Au-delà de cette diversité, il faut aussi avoir en tête, la catégorie la plus homogène dans son ensemble, celles des secondes et troisièmes G. Une catégorie socialisée en diaspora, détentrice des codes des pays d’accueil de leurs parents, et dont le rapport avec le pays d’origine est essentiellement un lien symbolique, culturel, identitaire, structurant dans leurs représentations de soi et des autres. Cette catégorie est homogène, partage des visions communes, un engagement commun, et semble être aujourd’hui, la seule en mesure de produire un discours sur la question de la diaspora, du lien avec les Tunisiens de Tunisie, sans sombrer dans le manichéisme et dans la lutte partisane.

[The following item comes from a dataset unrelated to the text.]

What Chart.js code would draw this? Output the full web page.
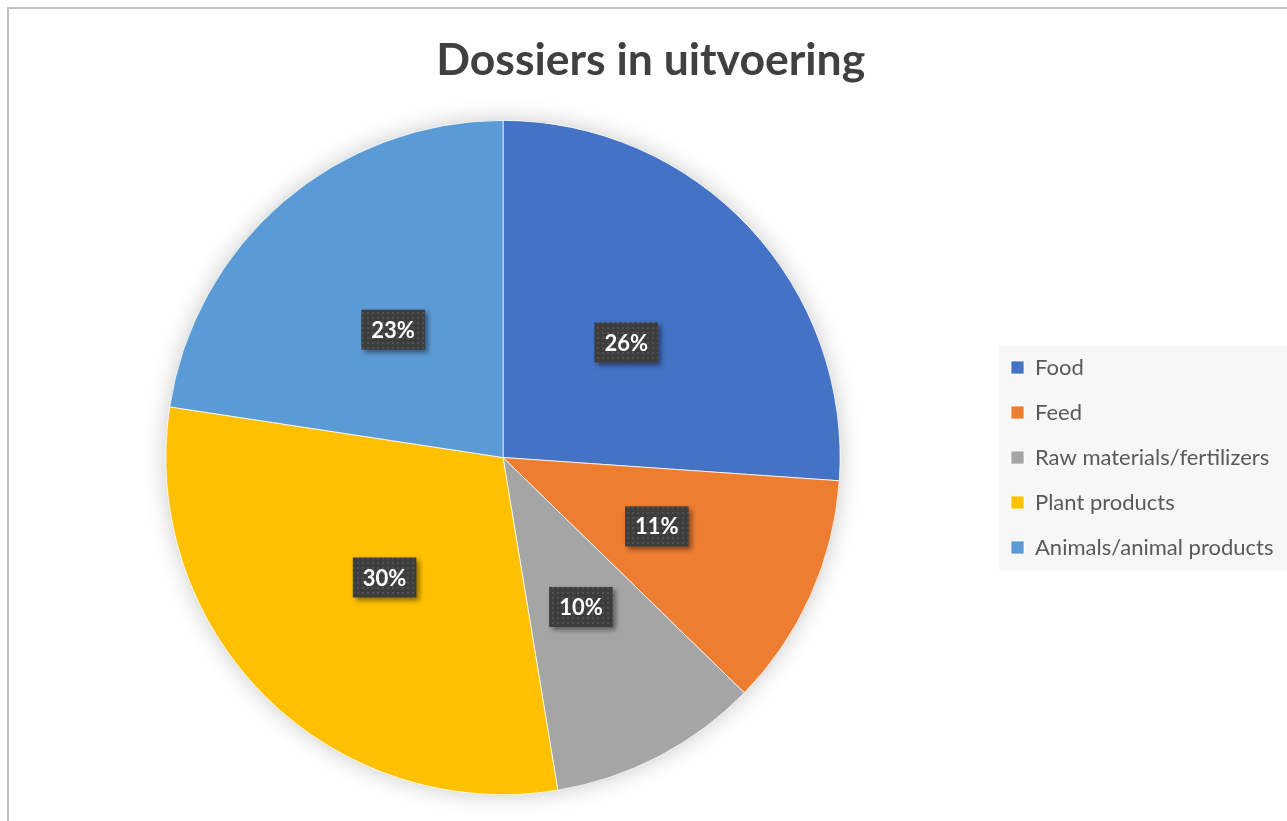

Car au fond, il ne faut pas perdre de vue, qu’il s’agit de lier les TDE avec les Tunisiens de Tunisie, au nom d’une volonté commune de construire un état de droit et solidaire. Au-delà des slogans vides de sens sur l’amour de la Tunisie, sur le fait que nous sommes Tunisiens, il, s’agit de s’ancrer autour de valeurs partagées et de pratiques sociales partagées. La question de la diaspora ne peut pas être de fait, traitée hors de la question des Tunisiens de Tunisie, il ne faut ni les opposer, ni les diviser, et bien au contraire renforcer un sentiment commun d’appartenance.

Car au fond, cette instance ne devrait avoir comme vocation, que de ressouder le lien entre les Tunisiens à travers le monde et les Tunisiens de Tunisie, et de coordonner ces énergies afin de renforcer la construction d’un Etat démocratique, social, porteur d’un message d’émancipation des peuples, au-delà des lieux de résidences. Le reste n’est qu’accessoire.